Bis jetzt keine Alternativen zu den Bäumen
Doch was soll aus Plätzen oder Quartieren werden, wo keine Bäume stehen können, der Boden nicht entsiegelt und auch nicht künstlich beschattet werden kann? Bei diesen Orten fällt die stadträtliche Bilanz vorerst durchzogen aus.
Auf dem Turbinenplatz prüfte die Stadtverwaltung von 2022 bis 2023 zum Beispiel die Idee einer künstlichen Wolke. «Alto Zürrus» war eine kreisrunde Vorrichtung mit 180 Hochdruckdüsen und versprühte über den Köpfen der Passanten Wasser. Dieses sollte in der Hitze sogleich verdampfen und die Luft dadurch kühlen.
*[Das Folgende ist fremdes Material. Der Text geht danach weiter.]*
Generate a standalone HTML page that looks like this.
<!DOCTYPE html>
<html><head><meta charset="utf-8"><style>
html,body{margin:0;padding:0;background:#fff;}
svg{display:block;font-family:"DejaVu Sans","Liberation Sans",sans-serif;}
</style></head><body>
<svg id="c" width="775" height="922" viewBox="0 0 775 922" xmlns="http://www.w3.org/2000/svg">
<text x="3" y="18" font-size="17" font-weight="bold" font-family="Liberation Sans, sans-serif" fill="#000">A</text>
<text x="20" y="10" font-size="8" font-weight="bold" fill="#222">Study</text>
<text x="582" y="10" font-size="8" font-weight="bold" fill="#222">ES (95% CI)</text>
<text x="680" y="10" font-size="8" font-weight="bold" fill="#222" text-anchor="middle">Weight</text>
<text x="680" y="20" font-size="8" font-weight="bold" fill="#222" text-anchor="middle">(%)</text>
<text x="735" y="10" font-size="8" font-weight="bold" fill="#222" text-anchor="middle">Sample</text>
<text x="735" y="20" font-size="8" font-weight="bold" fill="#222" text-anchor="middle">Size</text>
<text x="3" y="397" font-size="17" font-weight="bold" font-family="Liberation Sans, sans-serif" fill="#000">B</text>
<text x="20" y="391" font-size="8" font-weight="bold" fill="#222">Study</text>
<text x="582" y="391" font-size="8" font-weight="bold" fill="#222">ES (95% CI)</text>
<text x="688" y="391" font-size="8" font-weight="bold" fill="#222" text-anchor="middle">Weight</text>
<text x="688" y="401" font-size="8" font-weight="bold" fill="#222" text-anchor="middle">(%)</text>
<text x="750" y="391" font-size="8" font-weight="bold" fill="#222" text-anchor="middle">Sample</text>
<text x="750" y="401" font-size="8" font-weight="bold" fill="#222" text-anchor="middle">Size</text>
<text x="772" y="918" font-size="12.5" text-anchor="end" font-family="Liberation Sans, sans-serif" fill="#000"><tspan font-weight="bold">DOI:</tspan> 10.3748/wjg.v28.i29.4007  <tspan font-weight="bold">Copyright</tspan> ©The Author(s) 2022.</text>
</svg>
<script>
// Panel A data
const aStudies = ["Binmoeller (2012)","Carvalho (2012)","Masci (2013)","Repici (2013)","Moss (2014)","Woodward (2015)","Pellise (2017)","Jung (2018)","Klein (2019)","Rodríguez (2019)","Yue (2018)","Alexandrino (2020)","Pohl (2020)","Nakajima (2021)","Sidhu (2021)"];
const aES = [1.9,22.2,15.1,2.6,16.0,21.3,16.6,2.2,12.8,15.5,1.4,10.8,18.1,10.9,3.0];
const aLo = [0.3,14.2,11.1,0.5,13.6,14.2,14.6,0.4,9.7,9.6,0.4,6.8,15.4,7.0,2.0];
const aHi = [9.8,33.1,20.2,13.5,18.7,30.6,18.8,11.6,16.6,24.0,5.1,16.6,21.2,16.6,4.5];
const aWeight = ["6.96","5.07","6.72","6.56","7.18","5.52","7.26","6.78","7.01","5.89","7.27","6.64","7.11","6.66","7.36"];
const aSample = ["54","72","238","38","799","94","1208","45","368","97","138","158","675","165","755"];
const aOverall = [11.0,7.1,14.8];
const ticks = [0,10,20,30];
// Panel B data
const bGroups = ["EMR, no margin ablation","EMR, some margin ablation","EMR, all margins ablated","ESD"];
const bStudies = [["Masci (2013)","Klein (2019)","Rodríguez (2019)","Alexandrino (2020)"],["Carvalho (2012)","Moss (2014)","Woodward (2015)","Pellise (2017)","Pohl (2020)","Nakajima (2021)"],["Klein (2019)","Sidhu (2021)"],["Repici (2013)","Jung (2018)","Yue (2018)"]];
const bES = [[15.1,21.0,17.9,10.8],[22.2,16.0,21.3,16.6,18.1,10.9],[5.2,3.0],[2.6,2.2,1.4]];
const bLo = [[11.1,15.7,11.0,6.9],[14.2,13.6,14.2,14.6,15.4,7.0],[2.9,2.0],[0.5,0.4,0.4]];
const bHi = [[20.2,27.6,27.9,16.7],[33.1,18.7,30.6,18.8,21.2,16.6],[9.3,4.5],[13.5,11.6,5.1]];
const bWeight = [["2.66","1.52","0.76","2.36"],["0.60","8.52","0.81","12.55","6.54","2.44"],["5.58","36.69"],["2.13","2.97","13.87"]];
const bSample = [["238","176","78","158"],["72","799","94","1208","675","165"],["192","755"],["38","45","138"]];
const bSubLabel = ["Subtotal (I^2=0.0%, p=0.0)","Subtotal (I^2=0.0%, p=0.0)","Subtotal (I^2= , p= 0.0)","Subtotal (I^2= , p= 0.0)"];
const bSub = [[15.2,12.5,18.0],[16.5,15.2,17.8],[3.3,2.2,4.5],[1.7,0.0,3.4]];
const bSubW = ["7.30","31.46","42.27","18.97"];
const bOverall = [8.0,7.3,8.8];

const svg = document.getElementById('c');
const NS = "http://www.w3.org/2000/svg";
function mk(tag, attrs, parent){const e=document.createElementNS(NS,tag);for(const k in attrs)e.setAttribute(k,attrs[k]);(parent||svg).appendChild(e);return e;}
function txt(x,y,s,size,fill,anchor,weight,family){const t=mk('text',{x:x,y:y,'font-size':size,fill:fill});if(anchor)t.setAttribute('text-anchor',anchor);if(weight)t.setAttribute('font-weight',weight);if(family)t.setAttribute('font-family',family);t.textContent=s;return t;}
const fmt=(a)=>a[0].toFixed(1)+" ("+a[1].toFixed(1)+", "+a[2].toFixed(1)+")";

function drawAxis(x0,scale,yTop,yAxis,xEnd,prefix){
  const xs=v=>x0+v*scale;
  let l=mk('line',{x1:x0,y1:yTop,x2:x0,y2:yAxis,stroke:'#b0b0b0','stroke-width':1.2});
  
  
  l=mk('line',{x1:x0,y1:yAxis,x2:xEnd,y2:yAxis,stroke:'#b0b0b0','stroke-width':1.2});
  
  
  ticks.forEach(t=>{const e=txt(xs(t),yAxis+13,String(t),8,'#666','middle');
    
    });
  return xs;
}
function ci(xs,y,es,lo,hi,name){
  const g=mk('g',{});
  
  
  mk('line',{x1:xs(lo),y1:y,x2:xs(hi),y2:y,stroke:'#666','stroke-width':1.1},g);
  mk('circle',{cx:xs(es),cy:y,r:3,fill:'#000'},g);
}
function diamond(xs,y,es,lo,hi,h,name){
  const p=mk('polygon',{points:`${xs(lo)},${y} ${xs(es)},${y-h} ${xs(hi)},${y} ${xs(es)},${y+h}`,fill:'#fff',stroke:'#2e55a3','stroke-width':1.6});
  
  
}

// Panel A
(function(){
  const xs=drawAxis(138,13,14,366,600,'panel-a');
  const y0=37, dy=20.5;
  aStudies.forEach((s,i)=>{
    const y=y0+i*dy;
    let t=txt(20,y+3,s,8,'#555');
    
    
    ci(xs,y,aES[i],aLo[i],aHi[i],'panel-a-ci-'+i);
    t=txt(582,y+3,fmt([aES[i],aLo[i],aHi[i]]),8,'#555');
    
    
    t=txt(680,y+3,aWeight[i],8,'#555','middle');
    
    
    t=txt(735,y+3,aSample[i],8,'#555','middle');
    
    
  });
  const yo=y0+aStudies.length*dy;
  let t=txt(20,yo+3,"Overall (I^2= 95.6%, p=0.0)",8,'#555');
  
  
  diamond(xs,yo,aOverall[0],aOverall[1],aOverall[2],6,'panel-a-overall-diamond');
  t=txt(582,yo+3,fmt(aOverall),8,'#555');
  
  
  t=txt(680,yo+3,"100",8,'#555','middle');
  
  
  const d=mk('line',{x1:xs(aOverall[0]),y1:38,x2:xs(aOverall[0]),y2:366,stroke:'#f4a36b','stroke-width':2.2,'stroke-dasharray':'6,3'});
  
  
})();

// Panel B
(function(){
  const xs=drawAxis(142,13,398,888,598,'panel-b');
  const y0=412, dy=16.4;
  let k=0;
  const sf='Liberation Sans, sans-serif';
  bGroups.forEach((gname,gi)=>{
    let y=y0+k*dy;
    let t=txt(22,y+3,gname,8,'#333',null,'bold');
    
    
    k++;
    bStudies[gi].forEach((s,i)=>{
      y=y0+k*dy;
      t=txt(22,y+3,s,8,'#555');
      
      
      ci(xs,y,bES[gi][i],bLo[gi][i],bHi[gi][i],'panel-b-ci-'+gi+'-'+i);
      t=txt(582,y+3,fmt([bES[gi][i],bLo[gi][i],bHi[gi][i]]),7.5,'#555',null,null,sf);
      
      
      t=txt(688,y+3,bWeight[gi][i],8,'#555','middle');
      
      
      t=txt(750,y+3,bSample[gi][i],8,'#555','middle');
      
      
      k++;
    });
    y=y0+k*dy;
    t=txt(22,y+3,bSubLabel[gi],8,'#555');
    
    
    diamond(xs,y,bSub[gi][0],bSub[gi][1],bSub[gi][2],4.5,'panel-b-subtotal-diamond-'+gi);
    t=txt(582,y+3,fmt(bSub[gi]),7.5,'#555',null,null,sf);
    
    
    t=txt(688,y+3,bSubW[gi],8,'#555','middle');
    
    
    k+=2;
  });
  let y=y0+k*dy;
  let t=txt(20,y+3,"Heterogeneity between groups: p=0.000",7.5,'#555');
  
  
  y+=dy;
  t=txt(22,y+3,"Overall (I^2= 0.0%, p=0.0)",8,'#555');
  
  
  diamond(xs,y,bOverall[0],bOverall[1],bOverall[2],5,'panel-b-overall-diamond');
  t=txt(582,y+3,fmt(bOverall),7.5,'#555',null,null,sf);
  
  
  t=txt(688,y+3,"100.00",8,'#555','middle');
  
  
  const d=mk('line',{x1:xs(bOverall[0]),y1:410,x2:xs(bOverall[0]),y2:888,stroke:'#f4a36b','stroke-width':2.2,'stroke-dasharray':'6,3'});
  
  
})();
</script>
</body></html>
Unpraktisch war, dass der kühlende Nebel in einer Höhe von fünf Metern waberte und beim geringsten Luftstoss davongetragen wurde. Als die Wasserdüsen dann in Bodennähe verlegt worden seien, habe die Anlage zu einer Reduktion der gemessenen Temperatur um 2,5 Grad Celsius beigetragen, sagt Brander. Im Schatten sei die gefühlte Temperatur sogar um 10 Grad gesunken. Trotzdem werde der Versuch nicht weitergeführt.
Ambivalent war auch das Urteil über ein anderes Projekt, das im Vorfeld auf reges Interesse gestossen war: In der Roggenstrasse experimentierten Fachleute des Tiefbaudepartements mit verschiedenen Strassenbelägen. Die These lautete, dass hellere Beläge mehr Sonnenstrahlen zurückwerfen und dadurch kühler bleiben würden. Doch der Effekt war geringer als erhofft.
Daraus zog Simone Brander den Schluss: «Es gibt auch Flächen, die sich nicht sehr gut für temperaturmindernde Massnahmen eignen.»
Der politische Druck könnte steigen
Trotz dieser ernüchternden Einsicht könnte der politische Druck auf den Stadtrat, mehr für das lokale Klima zu tun, demnächst steigen. Im September kommen die Gegenvorschläge zu zwei Klimainitiativen zur Abstimmung.
Der Gegenvorschlag zur «Gute-Luft-Initiative» verlangt, dass bis in zehn Jahren 145 000 Quadratmeter Strassenfläche in Grünzonen umgewandelt werden. Der Stadtrat hatte diese Zahl auf 40 000 senken wollen, doch der Gemeinderat blieb streng. Der Gegenvorschlag zur «Zukunfts-Initiative» will weitere 462 000 Quadratmeter, die bisher Parkplätzen und Strassen zur Verfügung standen, in Fussgängerzonen und ÖV-Trassen umwandeln.
In Basel lehnten die Stimmberechtigten ähnliche Vorhaben im vergangenen Jahr allerdings klar ab.